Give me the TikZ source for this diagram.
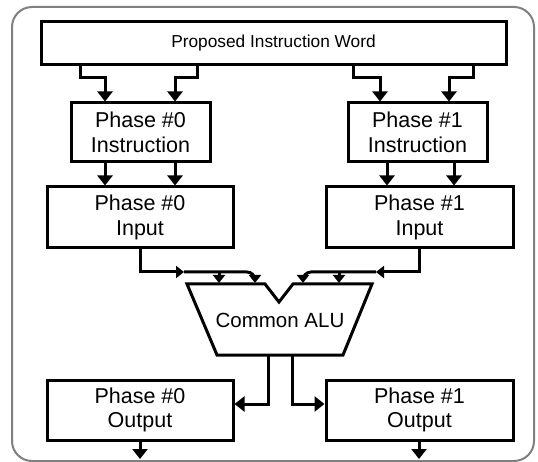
\documentclass[tikz,border=0pt]{standalone}
\usepackage{fontspec}
\setmainfont{Liberation Sans}
\usetikzlibrary{arrows.meta}
\tikzset{
  box/.style={draw=black, line width=3pt, fill=white, align=center, inner sep=0pt,
    font=\fontsize{21.5pt}{24.5pt}\selectfont},
  wire/.style={draw=black, line width=3pt},
  bigarr/.style={wire, -{Triangle[length=10pt,width=15pt]}},
  smallarr/.style={wire, -{Triangle[length=8pt,width=12pt]}},
  frame/.style={draw=black!50, line width=2pt, rounded corners=20pt}
}
\begin{document}
\begin{tikzpicture}[x=1pt,y=-1pt]
\useasboundingbox (0,0) rectangle (538,462);
\draw[frame] (12,7) rectangle (534,461);

% boxes
\node[box, minimum width=465pt, minimum height=43pt, font=\fontsize{17.3pt}{20pt}\selectfont] (top) at (273.5,43.5) {Proposed Instruction Word};
\node[box, minimum width=139pt, minimum height=59pt] (i0) at (140.5,132.5) {Phase \#0\\Instruction};
\node[box, minimum width=139pt, minimum height=59pt] (i1) at (417.5,132.5) {Phase \#1\\Instruction};
\node[box, minimum width=186pt, minimum height=61pt] (n0) at (140,217.5) {Phase \#0\\Input};
\node[box, minimum width=187pt, minimum height=61pt] (n1) at (419.5,217.5) {Phase \#1\\Input};
\node[box, minimum width=186pt, minimum height=60pt] (o0) at (140,410) {Phase \#0\\Output};
\node[box, minimum width=187pt, minimum height=60pt] (o1) at (419.5,410) {Phase \#1\\Output};

% ALU
\draw[wire, line join=miter] (187,284) -- (265,284) -- (279,302) -- (293,284) -- (372,284) -- (343,355) -- (217,355) -- cycle;
\node[font=\fontsize{20.5pt}{24pt}\selectfont, inner sep=0pt] (alu) at (280,320) {Common ALU};

% named junctions
\coordinate (aluL) at (268,355);
\coordinate (aluR) at (292,355);
\coordinate (jl) at (184,272);
\coordinate (jr) at (376,272);

% top to instruction boxes
\draw[bigarr] (80,0 |- top.south) |- (105,78) -- (105,0 |- i0.north);
\draw[bigarr] (197,0 |- top.south) |- (175,78) -- (175,0 |- i0.north);
\draw[bigarr] (353,0 |- top.south) |- (380,78) -- (380,0 |- i1.north);
\draw[bigarr] (473,0 |- top.south) |- (449,78) -- (449,0 |- i1.north);

% instruction to input
\draw[bigarr] (105,0 |- i0.south) -- (105,0 |- n0.north);
\draw[bigarr] (175,0 |- i0.south) -- (175,0 |- n0.north);
\draw[bigarr] (387,0 |- i1.south) -- (387,0 |- n1.north);
\draw[bigarr] (454,0 |- i1.south) -- (454,0 |- n1.north);

% input to ALU
\draw[smallarr] (140,0 |- n0.south) |- (jl);
\draw[smallarr, rounded corners=8pt] (jl) -- (255,272) -- (255,283);
\draw[smallarr] (219,272) -- (219,283);
\draw[smallarr] (419,0 |- n1.south) |- (jr);
\draw[smallarr, rounded corners=8pt] (jr) -- (303,272) -- (303,283);
\draw[smallarr] (339,272) -- (339,283);

% ALU to outputs
\draw[bigarr] (aluL) |- (o0.east |- 0,404);
\draw[bigarr] (aluR) |- (o1.west |- 0,404);

% outputs out
\draw[bigarr] (o0.south) -- (140,459);
\draw[bigarr] (419,0 |- o1.south) -- (419,459);
\end{tikzpicture}
\end{document}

== PROMPT ==
Copy out the listing exactly as it stands, but not the pictures.

== TASK RESPONSE ==
Give me the TikZ source for this diagram.
\documentclass[tikz,border=0pt]{standalone}
\usepackage{fontspec}
\setmainfont{Liberation Sans}
\usetikzlibrary{arrows.meta}
\tikzset{
  box/.style={draw=black, line width=3pt, fill=white, align=center, inner sep=0pt,
    font=\fontsize{21.5pt}{24.5pt}\selectfont},
  wire/.style={draw=black, line width=3pt},
  bigarr/.style={wire, -{Triangle[length=10pt,width=15pt]}},
  smallarr/.style={wire, -{Triangle[length=8pt,width=12pt]}},
  frame/.style={draw=black!50, line width=2pt, rounded corners=20pt}
}
\begin{document}
\begin{tikzpicture}[x=1pt,y=-1pt]
\useasboundingbox (0,0) rectangle (538,462);
\draw[frame] (12,7) rectangle (534,461);

% boxes
\node[box, minimum width=465pt, minimum height=43pt, font=\fontsize{17.3pt}{20pt}\selectfont] (top) at (273.5,43.5) {Proposed Instruction Word};
\node[box, minimum width=139pt, minimum height=59pt] (i0) at (140.5,132.5) {Phase \#0\\Instruction};
\node[box, minimum width=139pt, minimum height=59pt] (i1) at (417.5,132.5) {Phase \#1\\Instruction};
\node[box, minimum width=186pt, minimum height=61pt] (n0) at (140,217.5) {Phase \#0\\Input};
\node[box, minimum width=187pt, minimum height=61pt] (n1) at (419.5,217.5) {Phase \#1\\Input};
\node[box, minimum width=186pt, minimum height=60pt] (o0) at (140,410) {Phase \#0\\Output};
\node[box, minimum width=187pt, minimum height=60pt] (o1) at (419.5,410) {Phase \#1\\Output};

% ALU
\draw[wire, line join=miter] (187,284) -- (265,284) -- (279,302) -- (293,284) -- (372,284) -- (343,355) -- (217,355) -- cycle;
\node[font=\fontsize{20.5pt}{24pt}\selectfont, inner sep=0pt] (alu) at (280,320) {Common ALU};

% named junctions
\coordinate (aluL) at (268,355);
\coordinate (aluR) at (292,355);
\coordinate (jl) at (184,272);
\coordinate (jr) at (376,272);

% top to instruction boxes
\draw[bigarr] (80,0 |- top.south) |- (105,78) -- (105,0 |- i0.north);
\draw[bigarr] (197,0 |- top.south) |- (175,78) -- (175,0 |- i0.north);
\draw[bigarr] (353,0 |- top.south) |- (380,78) -- (380,0 |- i1.north);
\draw[bigarr] (473,0 |- top.south) |- (449,78) -- (449,0 |- i1.north);

% instruction to input
\draw[bigarr] (105,0 |- i0.south) -- (105,0 |- n0.north);
\draw[bigarr] (175,0 |- i0.south) -- (175,0 |- n0.north);
\draw[bigarr] (387,0 |- i1.south) -- (387,0 |- n1.north);
\draw[bigarr] (454,0 |- i1.south) -- (454,0 |- n1.north);

% input to ALU
\draw[smallarr] (140,0 |- n0.south) |- (jl);
\draw[smallarr, rounded corners=8pt] (jl) -- (255,272) -- (255,283);
\draw[smallarr] (219,272) -- (219,283);
\draw[smallarr] (419,0 |- n1.south) |- (jr);
\draw[smallarr, rounded corners=8pt] (jr) -- (303,272) -- (303,283);
\draw[smallarr] (339,272) -- (339,283);

% ALU to outputs
\draw[bigarr] (aluL) |- (o0.east |- 0,404);
\draw[bigarr] (aluR) |- (o1.west |- 0,404);

% outputs out
\draw[bigarr] (o0.south) -- (140,459);
\draw[bigarr] (419,0 |- o1.south) -- (419,459);
\end{tikzpicture}
\end{document}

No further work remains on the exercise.